A senior Iranian Revolutionary Guards commander on Monday threatened Israel with destruction if it attacks Iran, state media reported.
The comments by Brigadier General Hossein Salami, deputy head of the elite Islamic Revolutionary Guard Corps, followed an Israeli attack on Iranian targets in Syria last week - the latest in a series of assaults targeting Tehran's presence there in support of President Bashar Assad's government.
"We announce that if Israel takes any action to wage a war against us, it will definitely lead to its own elimination and the freeing of occupied (Palestinian) territories," Salami said, quoted by state television.
Iranian officials have previously said Tehran, which does not recognise Israel, would respond swiftly to any Israeli attack.

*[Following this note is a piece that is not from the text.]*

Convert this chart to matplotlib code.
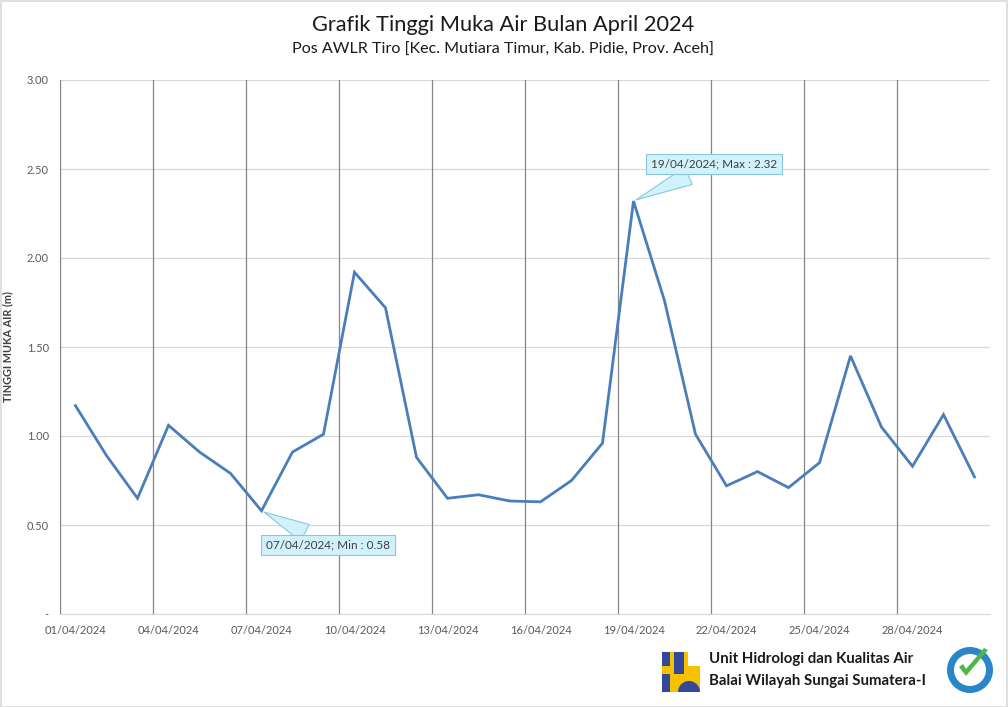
import matplotlib
matplotlib.use("Agg")
import matplotlib.pyplot as plt
import numpy as np
from matplotlib.patches import Rectangle, Circle, Wedge, Polygon

plt.rcParams['font.family'] = ['Lato', 'DejaVu Sans']

dates = [f"{d:02d}/04/2024" for d in range(1, 31)]
levels = [1.17, 0.89, 0.65, 1.06, 0.91, 0.79, 0.58, 0.91, 1.01, 1.92,
          1.72, 0.88, 0.65, 0.67, 0.635, 0.63, 0.75, 0.96, 2.32, 1.76,
          1.01, 0.72, 0.80, 0.71, 0.85, 1.45, 1.05, 0.83, 1.12, 0.77]
yticks = [0, 0.5, 1.0, 1.5, 2.0, 2.5, 3.0]
ytick_labels = ["-", "0.50", "1.00", "1.50", "2.00", "2.50", "3.00"]
title = "Grafik Tinggi Muka Air Bulan April 2024"
subtitle = "Pos AWLR Tiro [Kec. Mutiara Timur, Kab. Pidie, Prov. Aceh]"
ylabel = "TINGGI MUKA AIR (m)"
footer1 = "Unit Hidrologi dan Kualitas Air"
footer2 = "Balai Wilayah Sungai Sumatera-I"

W, H = 1008, 707
fig = plt.figure(figsize=(W / 100, H / 100), dpi=100)
ax = fig.add_axes([60 / W, 1 - 614 / H, 930 / W, 534 / H])

x = np.arange(len(levels))
ax.set_xlim(-0.5, len(levels) - 0.5)
ax.set_ylim(0, 3.0)
ax.set_yticks(yticks)
ax.set_yticklabels(ytick_labels)
ax.yaxis.grid(True, color='#d9d9d9', lw=0.9)
ax.set_axisbelow(True)
for i in range(0, len(levels), 3):
    ax.axvline(i - 0.5, color='#868686', lw=0.9, zorder=1)
ax.set_xticks(x[::3])
ax.set_xticklabels([dates[i] for i in x[::3]])
ax.tick_params(axis='both', length=0, labelsize=8, colors='#595959', pad=8)
for s in ['top', 'right']:
    ax.spines[s].set_visible(False)
ax.spines['left'].set_color('#868686')
ax.spines['bottom'].set_color('#d9d9d9')

ax.plot(x, levels, color='#4a7ebb', lw=2.0, zorder=3, solid_joinstyle='miter')

ax.set_ylabel(ylabel, fontsize=7.8, fontweight='bold', color='#404040')
ax.yaxis.set_label_coords((13 - 60) / 930, 0.5)

imin = int(np.argmin(levels))
imax = int(np.argmax(levels))
box = dict(boxstyle='square,pad=0.4', fc='#d2f2fb', ec='#86c9dc', lw=0.8)
arrow = dict(arrowstyle='wedge,tail_width=1.6,shrink_factor=0.5', fc='#d2f2fb',
             ec='#86c9dc', lw=0.8)
ax.annotate(f"{dates[imin]}; Min : {levels[imin]:.2f}", xy=(imin, levels[imin]),
            xytext=(48, -24.5), textcoords='offset points', ha='center', va='center',
            fontsize=8.5, color='#404040', bbox=box, arrowprops=arrow, zorder=5)
ax.annotate(f"{dates[imax]}; Max : {levels[imax]:.2f}", xy=(imax, levels[imax]),
            xytext=(58, 26.6), textcoords='offset points', ha='center', va='center',
            fontsize=8.5, color='#404040', bbox=box, arrowprops=arrow, zorder=5)

fig.text(503 / W, 1 - 25 / H, title, ha='center', va='center', fontsize=15.7, color='#1a1a1a')
fig.text(503 / W, 1 - 50 / H, subtitle, ha='center', va='center', fontsize=11.6, color='#1a1a1a')

# footer
fig.text(709 / W, 1 - 659 / H, footer1, ha='left', va='center', fontsize=10.8,
         fontweight='bold', color='#1a1a1a')
fig.text(709 / W, 1 - 681 / H, footer2, ha='left', va='center', fontsize=10.8,
         fontweight='bold', color='#1a1a1a')

# simple logo approximation
lax = fig.add_axes([660 / W, 1 - 694 / H, 42 / W, 44 / H])
lax.set_xlim(0, 42); lax.set_ylim(0, 44); lax.axis('off')
lax.add_patch(Rectangle((2, 2), 38, 40, fc='#f6c200', ec='none'))
lax.add_patch(Rectangle((2, 2), 8, 18, fc='#33479b', ec='none'))
lax.add_patch(Rectangle((2, 28), 8, 14, fc='#33479b', ec='none'))
lax.add_patch(Rectangle((14, 20), 10, 22, fc='#33479b', ec='none'))
lax.add_patch(Wedge((29, 2), 11, 0, 180, fc='#33479b', ec='none'))
lax.add_patch(Rectangle((28, 28), 12, 14, fc='#ffffff', ec='none'))

iax = fig.add_axes([944 / W, 1 - 696 / H, 54 / W, 54 / H])
iax.set_xlim(0, 54); iax.set_ylim(0, 54); iax.axis('off'); iax.set_aspect('equal')
iax.add_patch(Circle((26, 26), 23, fc='#2a86c8', ec='none'))
iax.add_patch(Circle((26, 26), 16, fc='white', ec='none'))
iax.add_patch(Polygon([[15, 29], [22, 20], [44, 46], [40, 48], [22, 27], [19, 32]],
                      fc='#4cb848', ec='none'))

# outer border
fig.patches.append(Rectangle((0.5 / W, 0.5 / H), 1 - 1.5 / W, 1 - 1.5 / H,
                             transform=fig.transFigure, fill=False, ec='#d9d9d9', lw=1.2))

fig.savefig("out.png", dpi=100)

Salami's comments come two days after the head of the Hezbollah terror group, an Iranian proxy based in Lebanon, also said that the "axis of resistance" of Iran, Syria and Hezbollah could respond to Israel's Syria strikes with their own attack on Tel Aviv.
The so-called "axis" was deliberating a response to escalating Israeli strikes and could change their approach "at any moment" Hassan Nasrallah told the pro-Hezbollah television network al-Mayadeen.
Prime Minister Benjamin Netanyahu said last week that he would “advise” the Iranians to leave Syria “as quickly as possible” after an Iranian minister claimed Tehran only has anti-terrorms "advisors" in the war-battered country.
"I heard the statement made by Iran’s Foreign Ministry spokesman that they have no military presence in Syria, only advisors," Netanyahu said as he welcomed the new IDF chief Aviv Kochavi. "So I advise them to get out of there quickly, because we will continue our aggressive policy in the region as we’ve promised.”
Iran’s Islamic Revolutionary Guard said Netanyahu’s statements about Israeli attacks on Iranian targets in Syria are false, and denied reports saying Iranian 12 soldiers were killed in one of Israel’s strikes. “If indeed Iranian fighters were killed (by Israeli air strikes), there would have been funerals,” said a spokesman for the Guard.
Israel has repeatedly attacked targets in Syria in an effort to prevent the entrenchment of Iranian troops as well as the transfer of advanced weaponry from Iran to Hezbollah in Lebanon, via Syria.
Until recently, the Jewish state had a policy of deliberate ambiguity on the strikes, declining to confirm or deny it was behind them. That policy ended at the start of the year, however, when both then-IDF chief Gadi Eisenkot and Netanyahu separately publically confirmed that the Israel Air Force had struck multiple targets in Syria.